Romeu Duarte escreve em sua coluna no jornal O POVO: A despedida

Seg, 05 de Maio de 2014 14:02



Arre, finalmente chegamos. Até para se enterrar, o sujeito tem que sofrer num engarrafamento. O rabecão levou bem uma hora entre a funerária elegante na Aldeota e o Cemitério São João Batista, entalado na Duque de Caxias apinhada de carros. Acho que o semblante do distinto aí, encerado como são os dos defuntos, era mais simpático na saída do velório. Perder tempo no trânsito enfurece qualquer um, mesmo que seja para vestir o paletó de madeira. Pessoas de preto, pessoas de branco, muitos óculos escuros, aqui e ali um desmaio no portão do campo santo. Pipoqueiros, doceiros e cafezeiras, atentos abutres. No entorno, muito lixo e casas em mau estado alvejadas pelo sol da tarde. É, parece que vai ser um sucesso de público o enterro do figurão.

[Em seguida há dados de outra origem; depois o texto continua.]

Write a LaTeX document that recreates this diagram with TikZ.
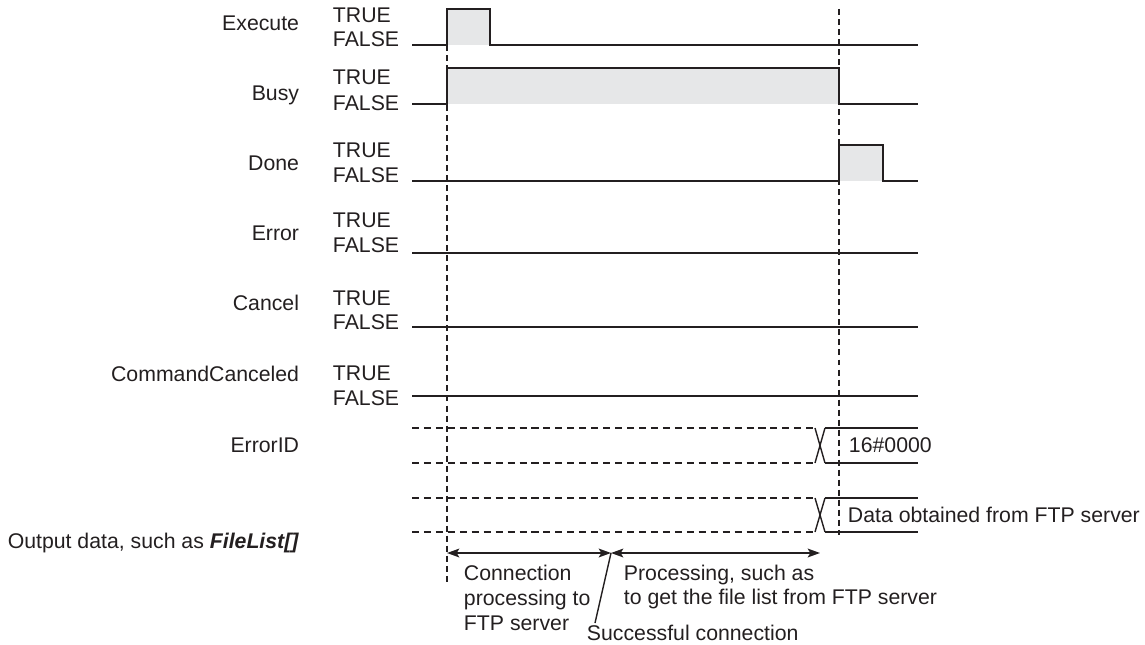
\documentclass[tikz,border=0pt]{standalone}
\usepackage{fontspec}
\setmainfont{Liberation Sans}
\usetikzlibrary{
  positioning,
  arrows,
  arrows.meta}
\definecolor{ink}{HTML}{231F20}
\definecolor{pulse}{HTML}{E6E7E8}

\begin{document}
\begin{tikzpicture}[
  x=0.02cm, y=-0.02cm,
  >={Stealth[length=7pt,width=5pt,inset=1.5pt]},
  line width=1.1pt,
  every node/.style={inner sep=0pt,text=ink,font=\fontsize{12.1pt}{14.17pt}\selectfont},
  row/.style={text height=8.7pt,text depth=0pt},
  signame/.style={row,anchor=east},
  level/.style={row,anchor=west},
  note/.style={anchor=west,align=left},
  sig/.style={draw=ink},
  hi/.style={fill=pulse},
  guide/.style={draw=ink,line width=0.8pt,dash pattern=on 3.4pt off 2.3pt},
  old/.style={draw=ink,line width=0.8pt,dash pattern=on 4pt off 2.8pt},
  span/.style={draw=ink,line width=0.9pt,<->}
]%
  \useasboundingbox (0,0) rectangle (1145,645);

  % signal names and levels
  \node[signame] (nExecute) at (300,23) {Execute};
  \node[level] (tExecute) at (332,15) {TRUE};
  \node[level] (fExecute) at (332,39) {FALSE};
  \node[signame] (nBusy) at (300,93) {Busy};
  \node[level] (tBusy) at (332,77) {TRUE};
  \node[level] (fBusy) at (332,103) {FALSE};
  \node[signame] (nDone) at (300,163) {Done};
  \node[level] (tDone) at (332,150) {TRUE};
  \node[level] (fDone) at (332,175) {FALSE};
  \node[signame] (nError) at (300,233) {Error};
  \node[level] (tError) at (332,220) {TRUE};
  \node[level] (fError) at (332,245) {FALSE};
  \node[signame] (nCancel) at (300,303) {Cancel};
  \node[level] (tCancel) at (332,298) {TRUE};
  \node[level] (fCancel) at (332,322) {FALSE};
  \node[signame] (nCmdCanceled) at (300,374) {CommandCanceled};
  \node[level] (tCmdCanceled) at (332,373) {TRUE};
  \node[level] (fCmdCanceled) at (332,398) {FALSE};
  \node[signame] (nErrorID) at (300,445) {ErrorID};
  \node[signame] (nOutput) at (300,541) {Output data, such as \textbf{\textit{FileList[]}}};

  % pulses
  \fill[hi] (447,9) rectangle (490,45);
  \fill[hi] (447,68) rectangle (839,104);
  \fill[hi] (839,145) rectangle (883,181);

  % timing guides
  \draw[guide] (447,45) -- (447,582);
  \draw[guide] (839,9) -- (839,535);

  \draw[sig] (412,45) -- (447,45) -- (447,9) -- (490,9) -- (490,45) -- (918,45);
  \draw[sig] (412,104) -- (447,104) |- (839,68) -- (839,104) -- (918,104);
  \draw[sig] (412,181) -- (839,181) |- (883,145) -- (883,181) -- (918,181);
  \draw[sig] (412,253) -- (918,253);
  \draw[sig] (412,327) -- (918,327);
  \draw[sig] (412,396) -- (918,396);

  % ErrorID and output data
  \draw[old] (412,428) -- (815,428) (412,463) -- (815,463);
  \draw[sig,line width=0.8pt] (815,428) -- (825,463) (815,463) -- (825,428);
  \draw[sig] (825,428) -- (918,428) (825,463) -- (918,463);
  \node[level] (vErrorID) at (848,445) {16\#0000};

  \draw[old] (412,498) -- (815,498) (412,532) -- (815,532);
  \draw[sig,line width=0.8pt] (815,498) -- (825,532) (815,532) -- (825,498);
  \draw[sig] (825,498) -- (918,498) (825,532) -- (918,532);
  \node[level] (vOutput) at (847,515) {Data obtained from FTP server};

  % phases
  \coordinate (cStart) at (447,553);
  \coordinate (cOk) at (611,553);
  \coordinate (cEnd) at (820,553);
  \draw[span] (cStart) -- (cOk);
  \draw[span] (cOk) -- (cEnd);
  \node[note] (tConnect) at (463,598) {Connection\\processing to\\FTP server};
  \node[note] (tProcess) at (623,587) {Processing, such as\\to get the file list from FTP server};
  \node[level] (tOk) at (586,633) {Successful connection};
  \coordinate (cOkFoot) at (595,623);
  \draw[draw=ink,line width=0.8pt] (cOk) -- (cOkFoot);
\end{tikzpicture}
\end{document}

Nunca fez mal a ninguém, nem bem também. Sempre viveu nessa zona cinza e penumbrosa dos míseros favores, dos pequenos expedientes, dos falsos e demorados abraços. Velho e abandonado pelos familiares, acabou vitimado por uma conspiração fatal das doenças iniciadas pelo fonema “K”, que tanto abatem os idosos: queda, catarro, coração e caganeira. O esquife é agora retirado do veículo fúnebre e posto sobre o carrinho que o levará à capela pela via ladrilhada. Ergo a vista e enxergo a multidão de túmulos à volta. A necrópole comete os mesmo erros da cidade dos vivos, o bairro rico de um lado, com suas sepulturas caras e luzidias, e o bairro pobre do outro, com suas covas rasas e ossários imundos. Não poderia ser diferente, morte e vida irmãs. 

 

Aos poucos, vai sendo preenchida a nave do oratório. Gente importante, gente humilde, gente simplesmente. A viúva e seus dois filhos, todos imperturbáveis em suas roupas austeras, dir-se-ia aliviados com o passamento do esposo e pai. Era nítida a impaciência da mulher, bem como o desejo de que tudo acabasse logo, sentimentos manifestados com longos suspiros e resmungos. Um bêbado, como sempre, irrompe na sala e executa o seu ridículo número: “Fulano, que maldade é essa de ir embora assim? Tão bonito e arrumado no caixão, parece que vai para o Rio de Janeiro. E agora, amigo, como é que eu vou me virar?”. Um dos filhos arrastou-o vigorosamente pela gola da camisa e jogou-o lá fora, entre as ervas daninhas, o padre entoando justo o cântico final.

 

O cortejo, ataúde à frente, seguiu pela alameda principal do cemitério. Vi quem há muito não via, o funcionário público corrupto de olhos vermelhos, a bela morena do passado de face encarquilhada e passo torto, o atlético juiz de outrora ora entrevado numa cadeira de rodas, todos corrompidos pela cruel e avassaladora passagem dos dias. As árvores do caminho, os braços-galhos entrelaçados, faziam a sombra sobre nós. Comentário baixinho, mas audível, de uma víbora acolá: “Quando voltar para casa, vou tomar um senhor banho com Aseptol, botar para lavar esta roupa com o sabão mais ativo e bater os sapatos na entrada para tirar essa areia. Ninguém dá fé dele, mas o cão mora aqui”. À direita, a tumba da família, o buraco no chão, as gavetas, fim de papo.

 

Os coveiros, em rotos macacões, já desciam o de cujus para sua derradeira morada quando ouve-se um grito feminino na franja da pequena multidão: “Parem já com isso! Interrompam o sepultamento! Respeitem a dor dos outros, de quem sempre foi humilhada, de quem passou a vida escondida com medo. Deixem-me vê-lo pela última vez!”. Era a outra, a segunda mulher do finado (lá fora, disseram-me haver mais duas), um arquivo vivo e sombrio, cheio de mágoa e rancor, agarrada aos filhos rapazes. “Siga avante, mestre, enterre o homem que eu mesmo não vou dar esse gosto a essa cunhã”, rasgou a matriz, apoiada pelos rebentos. Os da filial não gostaram do desfecho e partiram para o pau. “Fortaleza, ô terra de muro baixo”, chorou a matrona, o lábio sangrando.